─── Source material
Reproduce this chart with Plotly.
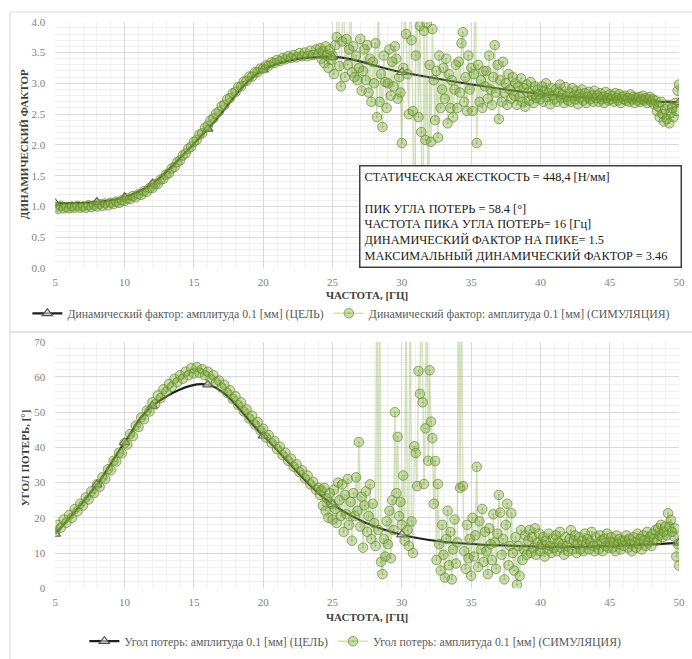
import numpy as np
import plotly.graph_objects as go

# ---------------- data ----------------
# simulation sampled every 0.2 Hz up to 24 Hz, then every 0.1 Hz
freq_sim = np.round(np.concatenate([np.arange(5.0, 24.0001, 0.2),
                                    np.arange(24.1, 50.0001, 0.1)]), 1)

target_freq = [5, 8, 10, 12, 16, 20, 25, 30, 40, 50]
df_target = [1.05, 1.07, 1.15, 1.37, 2.26, 3.22, 3.43, 3.18, 2.83, 2.69]
la_target = [15.4, 29.4, 41.4, 51.8, 57.8, 43.3, 23.8, 15.2, 11.8, 12.9]

df_sim = [
    # 5.0 - 24.0 (0.2 Hz)
    0.99, 0.96, 1.01, 0.97, 0.99,
    0.97, 1.00, 0.98, 1.01, 0.98,
    1.00, 0.98, 1.02, 0.99, 1.02,
    1.00, 1.04, 1.01, 1.05, 1.02,
    1.06, 1.04, 1.08, 1.06, 1.10,
    1.09, 1.13, 1.12, 1.17, 1.15,
    1.20, 1.19, 1.25, 1.24, 1.30,
    1.30, 1.36, 1.37, 1.44, 1.45,
    1.52, 1.54, 1.62, 1.64, 1.72,
    1.75, 1.83, 1.86, 1.94, 1.97,
    2.05, 2.08, 2.17, 2.19, 2.28,
    2.31, 2.40, 2.43, 2.51, 2.54,
    2.63, 2.65, 2.74, 2.76, 2.84,
    2.86, 2.94, 2.95, 3.03, 3.04,
    3.11, 3.11, 3.18, 3.18, 3.24,
    3.24, 3.29, 3.29, 3.34, 3.33,
    3.38, 3.36, 3.41, 3.39, 3.44,
    3.41, 3.46, 3.42, 3.49, 3.44,
    3.50, 3.44, 3.53, 3.46, 3.55,
    3.48,
    # 24.1 - 50.0 (0.1 Hz)
    3.57, 3.40, 3.52, 3.33, 3.60, 3.45, 3.25, 3.55, 3.38, 3.45,
    3.15, 3.62, 3.75, 5.20, 3.28, 2.95, 3.68, 4.80, 3.10, 3.72,
    3.30, 3.55, 5.00, 3.18, 3.60, 3.10, 3.45, 3.05, 3.25, 3.72,
    2.88, 3.20, 3.55, 3.05, 3.62, 2.85, 3.40, 2.70, 3.35, 3.00,
    3.65, 2.45, 4.60, 2.70, 3.15, 2.29, 3.45, 3.02, 2.60, 3.00,
    3.55, 2.80, 3.35, 2.95, 3.60, 3.40, 2.75, 3.10, 2.85, 2.03,
    3.25, 4.50, 3.80, 3.15, 2.50, 5.00, 3.70, 2.55, -1.00, 3.45,
    4.60, 2.45, 3.93, 2.21, -1.00, 3.85, 2.08, 3.97, 0.50, 3.30,
    2.05, 3.88, 3.05, 2.40, 3.20, 2.12, 3.45, 2.60, 2.90, 3.25,
    2.75, 3.40, 2.35, 3.15, 2.60, 3.05, 2.45, 2.90, 3.30, 2.60,
    3.35, 2.85, 3.65, 3.83, 2.70, 3.10, 2.55, 3.45, 2.90, 3.25,
    2.55, 3.15, 5.00, 2.03, 3.30, 2.70, 3.05, 2.60, 3.20, 2.95,
    3.20, 2.75, 3.45, 2.90, 2.65, 3.10, 3.62, 2.85, 3.30, 2.42,
    3.05, 2.70, 3.35, 2.85, 3.00, 2.65, 3.15, 2.90, 2.75, 3.10,
    2.80, 3.00, 2.65, 2.95, 2.78, 3.08, 2.70, 2.92, 2.62, 2.98,
    2.85, 2.72, 3.02, 2.80, 2.68, 2.95, 2.76, 2.90, 2.82, 2.74,
    2.95, 2.70, 2.88, 3.00, 2.78, 2.84, 2.66, 2.92, 2.80, 2.74,
    2.90, 2.70, 2.86, 2.98, 2.76, 2.82, 2.68, 2.94, 2.78, 2.72,
    2.85, 2.70, 2.92, 2.80, 2.74, 2.88, 2.66, 2.82, 2.76, 2.90,
    2.72, 2.84, 2.68, 2.78, 2.86, 2.74, 2.80, 2.70, 2.88, 2.76,
    2.80, 2.70, 2.84, 2.74, 2.78, 2.68, 2.86, 2.76, 2.72, 2.82,
    2.74, 2.80, 2.70, 2.84, 2.76, 2.72, 2.82, 2.68, 2.78, 2.74,
    2.80, 2.72, 2.76, 2.70, 2.82, 2.74, 2.78, 2.68, 2.76, 2.72,
    2.78, 2.70, 2.74, 2.80, 2.72, 2.76, 2.68, 2.74, 2.78, 2.70,
    2.74, 2.66, 2.72, 2.55, 2.62, 2.45, 2.70, 2.50, 2.38, 2.58,
    2.42, 2.65, 2.35, 2.52, 2.60, 2.45, 2.68, 2.55, 2.88, 2.98,
]

la_sim = [
    # 5.0 - 24.0 (0.2 Hz)
    16.0, 18.0, 17.2, 19.5, 18.6,
    20.8, 20.0, 22.5, 21.8, 24.0,
    23.5, 25.8, 25.2, 27.5, 27.0,
    29.5, 28.8, 31.5, 31.0, 33.8,
    33.5, 36.2, 36.0, 38.5, 38.3,
    41.2, 40.8, 43.8, 43.2, 46.2,
    45.8, 48.5, 48.0, 50.5, 50.2,
    52.8, 52.2, 54.8, 54.0, 56.5,
    55.8, 58.0, 57.2, 59.5, 58.5,
    60.5, 59.5, 61.5, 60.5, 62.5,
    61.0, 62.8, 61.2, 62.2, 60.5,
    61.5, 59.5, 60.5, 58.5, 59.0,
    57.0, 57.8, 55.5, 56.2, 53.8,
    54.5, 52.0, 52.8, 50.2, 50.8,
    48.2, 49.0, 46.5, 47.2, 44.8,
    45.3, 42.8, 43.5, 41.2, 41.8,
    39.5, 40.2, 37.8, 38.5, 36.2,
    36.8, 34.5, 35.2, 33.0, 33.5,
    31.2, 32.0, 29.5, 30.2, 28.0,
    28.5,
    # 24.1 - 50.0 (0.1 Hz)
    26.5, 27.8, 23.5, 28.5, 22.0, 25.5, 20.0, 27.0, 24.0, 19.5,
    28.0, 22.5, 18.5, 30.0, 25.0, 20.5, 29.5, 16.0, 26.5, 21.0,
    31.0, 18.0, 24.5, 13.5, 27.0, 20.5, 31.5, 22.0, 41.5, 17.5,
    26.0, 11.5, 23.5, 27.5, 16.0, 20.5, 29.5, 14.0, 24.0, 18.5,
    12.0, 90.0, 16.5, 85.0, 7.5, 4.0, 14.0, 9.0, 19.0, 12.5,
    22.0, 8.5, 25.0, 16.5, 50.0, 27.0, 43.0, 20.5, 24.5, 18.0,
    32.0, 13.5, 90.0, 16.5, 12.0, 95.0, 19.0, 10.0, 40.3, 38.4,
    29.0, 61.7, 55.2, 90.0, 52.8, 29.6, 45.4, 95.0, 36.2, 61.9,
    47.3, 42.6, 24.0, 36.1, 8.0, 29.6, 12.5, 5.0, 18.0, 9.5,
    3.0, 14.0, 22.0, 6.5, 16.0, 2.5, 11.0, 19.5, 7.0, 13.0,
    95.0, 28.5, 90.0, 29.0, 10.5, 5.5, 18.0, 8.5, 14.0, 3.5,
    20.0, 9.0, 15.0, 34.5, 6.0, 19.0, 11.0, 22.5, 7.5, 16.0,
    10.5, 4.0, 17.0, 12.5, 8.0, 21.0, 13.0, 5.5, 15.5, 26.5,
    21.5, 9.5, 14.0, 2.5, 18.0, 24.0, 6.5, 12.0, 21.3, 10.0,
    5.0, 14.5, 1.0, 12.0, 3.5, 16.5, 8.0, 11.0, 15.0, 9.5,
    13.5, 16.5, 10.0, 14.5, 11.5, 17.0, 9.5, 13.0, 15.5, 10.5,
    12.5, 14.5, 9.0, 13.5, 11.0, 15.5, 12.0, 10.0, 14.0, 11.5,
    15.0, 10.5, 13.0, 16.0, 11.5, 12.5, 9.5, 14.5, 12.0, 10.5,
    14.0, 16.5, 11.0, 13.5, 15.0, 10.0, 12.5, 14.5, 11.0, 13.5,
    10.5, 15.5, 12.5, 14.0, 11.0, 13.0, 16.0, 12.0, 10.5, 14.5,
    12.5, 11.0, 15.0, 13.5, 10.5, 14.0, 12.0, 15.5, 11.5, 13.0,
    14.5, 11.5, 13.0, 10.5, 15.0, 12.5, 14.0, 11.0, 13.5, 12.0,
    13.5, 15.0, 11.5, 14.0, 12.5, 10.5, 14.5, 13.0, 11.5, 15.5,
    12.5, 14.0, 11.0, 15.0, 13.5, 12.0, 16.0, 13.0, 14.5, 12.0,
    15.5, 14.0, 16.5, 13.5, 17.0, 15.0, 18.0, 14.5, 16.0, 17.5,
    15.0, 21.3, 17.5, 19.4, 16.0, 14.8, 17.0, 9.0, 12.5, 6.4,
]

info_lines = [
    "СТАТИЧЕСКАЯ ЖЕСТКОСТЬ = 448,4 [Н/мм]",
    "",
    "ПИК УГЛА ПОТЕРЬ = 58.4 [°]",
    "ЧАСТОТА ПИКА УГЛА ПОТЕРЬ= 16 [Гц]",
    "ДИНАМИЧЕСКИЙ ФАКТОР НА ПИКЕ= 1.5",
    "МАКСИМАЛЬНЫЙ ДИНАМИЧЕСКИЙ ФАКТОР = 3.46",
]

# ---------------- figure ----------------
W, H = 692, 659
def px(x):
    return x / W
def py(y):
    return 1 - y / H

FONT = "Liberation Serif"
GREEN_LINE = "rgba(145,180,90,0.40)"
GREEN_MK_FILL = "rgba(130,170,65,0.40)"
GREEN_MK_LINE = "rgba(100,140,40,0.72)"

fig = go.Figure()

sim_style = dict(
    mode="lines+markers",
    line=dict(color=GREEN_LINE, width=1.5),
    marker=dict(symbol="circle-dot", size=9.5, color=GREEN_MK_FILL,
                line=dict(color=GREEN_MK_LINE, width=1)),
    legendrank=2,
)
tgt_style = dict(
    mode="lines+markers",
    line=dict(color="#1e1e1e", width=2.2, shape="spline", smoothing=1),
    marker=dict(symbol="triangle-up", size=9, color="rgba(235,235,235,0.6)",
                line=dict(color="#555555", width=1.2)),
    legendrank=1,
)

# target first (underneath), simulation drawn over it
fig.add_trace(go.Scatter(x=target_freq, y=df_target, xaxis="x", yaxis="y",
                         name="Динамический фактор: амплитуда 0.1 [мм] (ЦЕЛЬ)",
                         legend="legend", **tgt_style))
fig.add_trace(go.Scatter(x=freq_sim, y=df_sim, xaxis="x", yaxis="y",
                         name="Динамический фактор: амплитуда 0.1 [мм] (СИМУЛЯЦИЯ)",
                         legend="legend", **sim_style))
fig.add_trace(go.Scatter(x=target_freq, y=la_target, xaxis="x2", yaxis="y2",
                         name="Угол потерь: амплитуда 0.1 [мм] (ЦЕЛЬ)",
                         legend="legend2", **tgt_style))
fig.add_trace(go.Scatter(x=freq_sim, y=la_sim, xaxis="x2", yaxis="y2",
                         name="Угол потерь: амплитуда 0.1 [мм] (СИМУЛЯЦИЯ)",
                         legend="legend2", **sim_style))

tick_font = dict(family=FONT, size=11, color="#7f7f7f")
xax = dict(range=[5, 50], dtick=5, tick0=5, showgrid=True, gridcolor="#d9d9d9",
           gridwidth=1, zeroline=False, showline=False, ticks="",
           tickfont=tick_font, ticklabelstandoff=6,
           minor=dict(dtick=1, showgrid=True, gridcolor="#f0f0f0", gridwidth=1),
           domain=[px(53), px(685)])
yax_common = dict(showgrid=True, gridcolor="#d9d9d9", gridwidth=1, zeroline=False,
                  showline=False, ticks="", tickfont=tick_font, ticklabelstandoff=9)

legend_font = dict(family=FONT, size=11.8, color="#595959")
fig.update_layout(
    width=W, height=H,
    margin=dict(l=0, r=0, t=0, b=0),
    paper_bgcolor="white", plot_bgcolor="white",
    font=dict(family=FONT),
    xaxis=dict(**xax, anchor="y"),
    yaxis=dict(**yax_common, range=[0, 4], dtick=0.5, tickformat=".1f",
               minor=dict(dtick=0.1, showgrid=True, gridcolor="#f0f0f0"),
               domain=[py(267), py(16)], anchor="x"),
    xaxis2=dict(**xax, anchor="y2"),
    yaxis2=dict(**yax_common, range=[0, 70], dtick=10,
                minor=dict(dtick=2, showgrid=True, gridcolor="#f0f0f0"),
                domain=[py(593), py(342)], anchor="x2"),
    legend=dict(orientation="h", x=px(353), xanchor="center", y=py(313),
                yanchor="middle", font=legend_font, bgcolor="rgba(0,0,0,0)",
                itemwidth=30, traceorder="normal"),
    legend2=dict(orientation="h", x=px(357), xanchor="center", y=py(647),
                 yanchor="middle", font=legend_font, bgcolor="rgba(0,0,0,0)",
                 itemwidth=30, traceorder="normal"),
    showlegend=True,
)

title_font = dict(family=FONT, size=11, color="#404040")
annos = [
    dict(text="<b>ЧАСТОТА, [ГЦ]</b>", x=px(369), y=py(294)),
    dict(text="<b>ЧАСТОТА, [ГЦ]</b>", x=px(369), y=py(622)),
    dict(text="<b>ДИНАМИЧЕСКИЙ ФАКТОР</b>", x=px(22), y=py(141), textangle=-90),
    dict(text="<b>УГОЛ ПОТЕРЬ, [°]</b>", x=px(22), y=py(460), textangle=-90),
]
for a in annos:
    fig.add_annotation(xref="paper", yref="paper", showarrow=False,
                       xanchor="center", yanchor="middle", font=title_font, **a)

fig.add_annotation(
    xref="paper", yref="paper", x=px(361), y=py(162), xanchor="left", yanchor="top",
    showarrow=False, text="<br>".join(info_lines), align="left",
    width=312, height=92, valign="middle",
    font=dict(family=FONT, size=12.3, color="#1a1a1a"),
    bgcolor="white", bordercolor="#404040", borderwidth=1.5, borderpad=4,
)

# chart-area frames
for (y0, y1) in [(6, 332), (332, 700)]:
    fig.add_shape(type="rect", xref="paper", yref="paper",
                  x0=px(7), x1=px(700), y0=py(y1), y1=py(y0),
                  line=dict(color="#d9d9d9", width=1), fillcolor="rgba(0,0,0,0)",
                  layer="below")

fig.write_html("out.html")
──────
_Stated exercise_: Where a line holds "chart", copy that line.

_Correct response_:
Reproduce this chart with Plotly.
# chart-area frames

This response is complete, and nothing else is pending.